Jati and Varna are two words that are very important while studying Indian social system. These are classifications of the traditional Indian society that confuse many people who are outsiders, especially westerners as they go for literal translation of these words.
- Literally ‘Varna’ means colour and originates from the world ‘Vri’ meaning the choice of one’s occupation. Hence Varna is concerned with one’s colour or occupation.
- Varna’s are only four in number i.e. Brahmin, Kshatriya, Vaishya and Sudra.
- It is an all-India phenomenon.
- The hierarchical pattern of Varna shows the concept of purity and pollution as the basis of division of society and placements of groups into higher and lower classes i.e. Varna-class correlation is mostly positive.
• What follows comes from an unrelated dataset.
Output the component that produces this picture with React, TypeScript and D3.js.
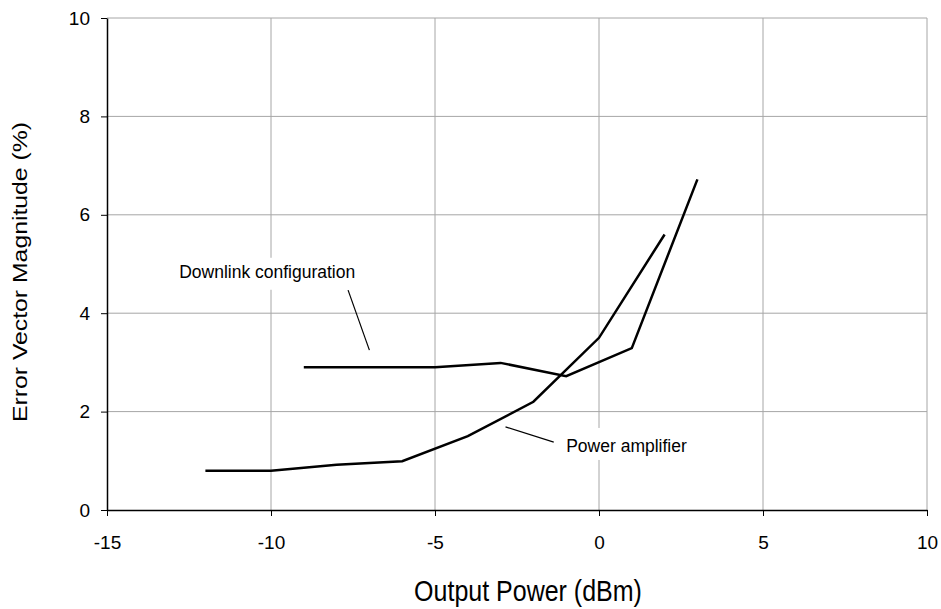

- As regards the mobility pattern Varna’s are relatively flexible, compared with the castes. With the acquisition of talents and virtues, an individual may improve upon his previous status and vice-versa.
- Varna may be described as an abstract classification of people of a mythical origin. The religious explanation of the Varna system is derived from the Purushashukta and the Rig-Vedic hymn which describes the creation of priests (Brahmins) warriors (Kshatriyas) traders (Vaisyas) and menials (Sudras) from the mouth, arms, thighs and feet of the Creator respectively.
- Caste or ‘Jati’ originates from the root word ‘Jana’ which implies taking birth. Thus, caste is concerned with birth.
- Castes are very large in number. Castes also have many subdivisions known as sub-castes.
- There are regional variations mostly based on linguistic differences.
- Caste-class correlation is not always positive, There may be variations in the placement due to economic, political arid educational status of various groups.
- Caste system is based on rigid principles and mobility in the ladder is checked. It is based on a closed type of stratification.